* _Provided data_:
※
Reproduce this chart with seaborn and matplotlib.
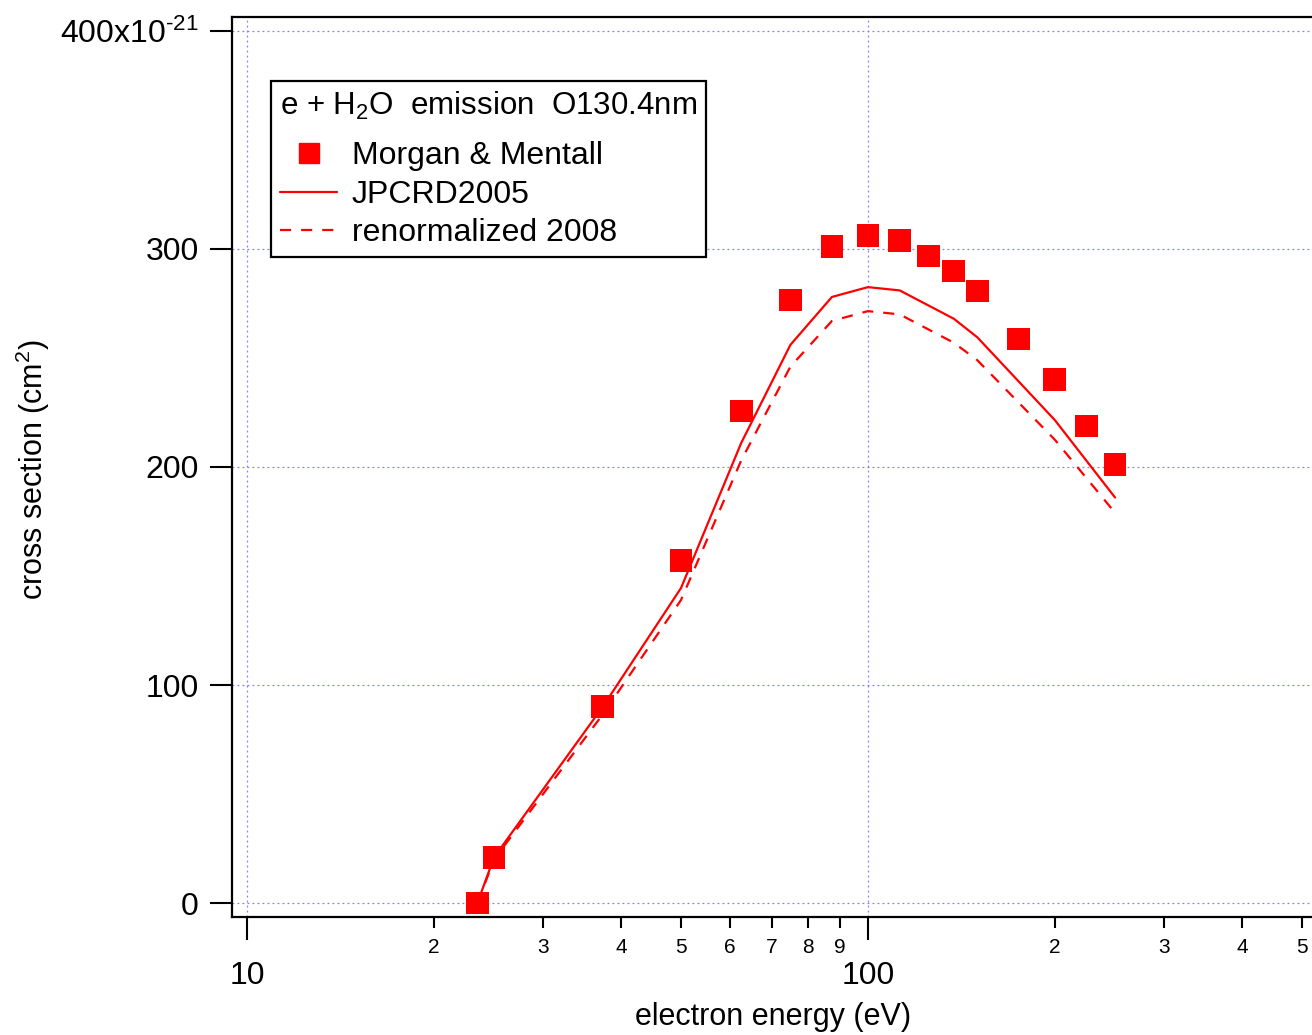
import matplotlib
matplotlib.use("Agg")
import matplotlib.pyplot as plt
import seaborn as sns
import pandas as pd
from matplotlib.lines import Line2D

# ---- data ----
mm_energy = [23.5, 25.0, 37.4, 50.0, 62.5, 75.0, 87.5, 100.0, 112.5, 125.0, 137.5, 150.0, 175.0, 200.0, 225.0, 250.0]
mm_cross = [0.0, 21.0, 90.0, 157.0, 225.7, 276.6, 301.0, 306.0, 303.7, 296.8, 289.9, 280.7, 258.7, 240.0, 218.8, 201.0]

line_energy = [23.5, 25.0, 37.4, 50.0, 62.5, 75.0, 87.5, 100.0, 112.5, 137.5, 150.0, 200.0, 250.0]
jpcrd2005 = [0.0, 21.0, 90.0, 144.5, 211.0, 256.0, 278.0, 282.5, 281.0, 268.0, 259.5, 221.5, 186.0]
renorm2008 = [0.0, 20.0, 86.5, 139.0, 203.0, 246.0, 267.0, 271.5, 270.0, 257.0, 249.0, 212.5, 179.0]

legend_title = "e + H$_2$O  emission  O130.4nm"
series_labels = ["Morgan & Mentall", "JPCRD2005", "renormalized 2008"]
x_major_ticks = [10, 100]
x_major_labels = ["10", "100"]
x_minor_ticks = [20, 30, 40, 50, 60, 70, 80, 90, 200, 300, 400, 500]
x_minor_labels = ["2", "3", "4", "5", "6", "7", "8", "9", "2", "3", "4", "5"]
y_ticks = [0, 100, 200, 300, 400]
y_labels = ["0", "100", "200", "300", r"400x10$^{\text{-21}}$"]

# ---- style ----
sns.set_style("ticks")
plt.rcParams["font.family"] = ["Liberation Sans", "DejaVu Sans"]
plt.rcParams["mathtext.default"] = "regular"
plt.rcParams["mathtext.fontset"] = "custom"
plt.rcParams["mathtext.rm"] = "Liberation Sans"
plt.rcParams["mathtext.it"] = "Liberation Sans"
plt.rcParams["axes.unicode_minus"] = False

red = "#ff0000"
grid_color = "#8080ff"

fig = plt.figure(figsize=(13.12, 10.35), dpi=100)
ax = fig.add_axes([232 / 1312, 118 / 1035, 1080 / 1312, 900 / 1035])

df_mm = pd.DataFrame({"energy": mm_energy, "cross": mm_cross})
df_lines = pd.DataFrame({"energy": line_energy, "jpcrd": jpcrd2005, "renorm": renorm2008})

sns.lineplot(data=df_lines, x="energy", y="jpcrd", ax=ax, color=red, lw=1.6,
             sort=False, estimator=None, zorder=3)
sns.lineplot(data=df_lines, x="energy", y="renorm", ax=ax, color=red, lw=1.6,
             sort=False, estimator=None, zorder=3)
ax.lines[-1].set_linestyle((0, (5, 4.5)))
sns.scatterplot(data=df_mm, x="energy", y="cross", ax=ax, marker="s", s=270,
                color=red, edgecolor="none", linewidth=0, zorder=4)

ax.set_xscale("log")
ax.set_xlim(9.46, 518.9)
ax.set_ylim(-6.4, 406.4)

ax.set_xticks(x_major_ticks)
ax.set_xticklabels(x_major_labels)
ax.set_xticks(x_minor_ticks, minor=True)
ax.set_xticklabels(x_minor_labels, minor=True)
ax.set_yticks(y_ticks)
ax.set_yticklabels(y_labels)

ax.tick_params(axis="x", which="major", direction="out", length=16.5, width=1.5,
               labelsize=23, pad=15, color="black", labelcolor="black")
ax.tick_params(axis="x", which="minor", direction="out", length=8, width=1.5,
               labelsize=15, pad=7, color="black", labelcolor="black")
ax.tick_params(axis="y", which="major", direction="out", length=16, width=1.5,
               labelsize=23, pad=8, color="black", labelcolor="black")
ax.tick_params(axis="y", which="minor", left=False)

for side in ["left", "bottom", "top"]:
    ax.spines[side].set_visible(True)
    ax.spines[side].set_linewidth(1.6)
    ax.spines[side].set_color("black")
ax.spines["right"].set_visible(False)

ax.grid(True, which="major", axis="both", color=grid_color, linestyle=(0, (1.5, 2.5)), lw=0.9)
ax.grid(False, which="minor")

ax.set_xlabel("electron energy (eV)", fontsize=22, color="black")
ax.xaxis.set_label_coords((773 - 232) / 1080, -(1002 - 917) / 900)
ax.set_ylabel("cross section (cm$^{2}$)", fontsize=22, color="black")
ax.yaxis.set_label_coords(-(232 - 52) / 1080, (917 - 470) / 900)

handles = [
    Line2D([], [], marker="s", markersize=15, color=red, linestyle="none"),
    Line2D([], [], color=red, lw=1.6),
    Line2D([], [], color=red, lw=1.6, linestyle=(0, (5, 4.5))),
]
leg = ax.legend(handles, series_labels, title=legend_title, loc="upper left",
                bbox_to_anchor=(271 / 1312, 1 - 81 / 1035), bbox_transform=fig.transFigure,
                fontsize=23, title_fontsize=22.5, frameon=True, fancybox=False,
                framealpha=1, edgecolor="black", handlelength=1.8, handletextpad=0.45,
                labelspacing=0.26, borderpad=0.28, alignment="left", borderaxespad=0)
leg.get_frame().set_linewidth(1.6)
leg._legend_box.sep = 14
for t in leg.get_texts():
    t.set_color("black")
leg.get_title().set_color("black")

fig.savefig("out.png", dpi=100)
※
* _Required task_:
Extract, from the material above, each line holding the word "seaborn".

* _Answer to this exercise_:
Reproduce this chart with seaborn and matplotlib.
import seaborn as sns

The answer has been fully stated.